Latency is about 100ms between Sydney and SG. I have a NetShark in Sydney and so ran captures to all 5054 printers. According to both WireShark and Riverbed Packet Analyser, all four printers at the slow site were advertising a maximum TCP window size of 16KB. The other sites showed TCP RWIN of 196KB, thus explaining the dramatic difference in job transfer times. These values are completely different to the Printer IO buffer settings on the device itself which seem to bear no resemblance to what I am actually seeing on the wire ;-)
Before I go asking the remote team to start shifting a huge printer from one site to the other to prove my point, and making me look stupid if it doesnt fix the problem, 1 basic question... Can anything in the network change the advertised TCP window size that I am seeing from the printer in the captures ?
I capture the 3 way handshake, so scaling is not the issue, WS on the printers is 1. Or is this really a bad coincidence and case of a whole bad batch of printers at this site ? All firmware and settings are identical across all sites.
The TCP Receive Window size in a packet capture, provided scaling is catered for, doesnt lie right ;-)
asked 08 Oct '17, 14:17
edited 09 Oct '17, 03:27
I agree that the TCP window size seems to be the problem here. Do you have captures close to the printers, or is all you have on the print server site? That would be required to prove that some device in the path messes up the receive window size. Or, to answer your question: yes, there may be devices that change the window size, e.g. load balancers, traffic shapers and other black boxes.
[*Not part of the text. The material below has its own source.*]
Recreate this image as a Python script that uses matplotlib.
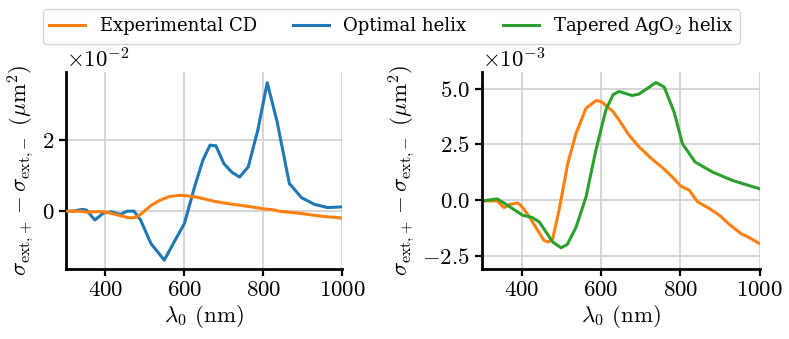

My recommendation would be to try to get a capture on the printer side, as close as possible to the printer itself (e.g. TAP on the cable to the printer, or SPAN on the same switch) to see if the device itself sends such a low window size.
answered 08 Oct '17, 15:14
So I discovered the answer ;-) After performing packet captures on a mirrored port of a printer at the 'fast' site I saw something interesting in the delta between the SYN/ACK from the printer and the ACK from the 'Print Server'. The delta was 0.07ms !! With a RTT between Sydney and Singapore of 150ms thats impossible right ?! ;-) So something on the LAN at the fast site was answering on behalf of the print server. That something happened to be WANx !! I thought of WANx initially but was lookng at things the wrong way round. I elimiated WANx from the equation because the slow site didnt have WANx ( I know my bad ). ALL the printers in fact have a TCP Receive window of 16KB ONLY, but WANx was effectively masking/fixing this inherent problem. Short of rolling out WANx to every single site just to fix print times - which is not cost effective for me - I have to go back to the vendor to persuade them to fix their issue. Looks like these printers are designed for local printing only and are extremely inefficient over high speed high latency links.
answered 12 Oct '17, 20:58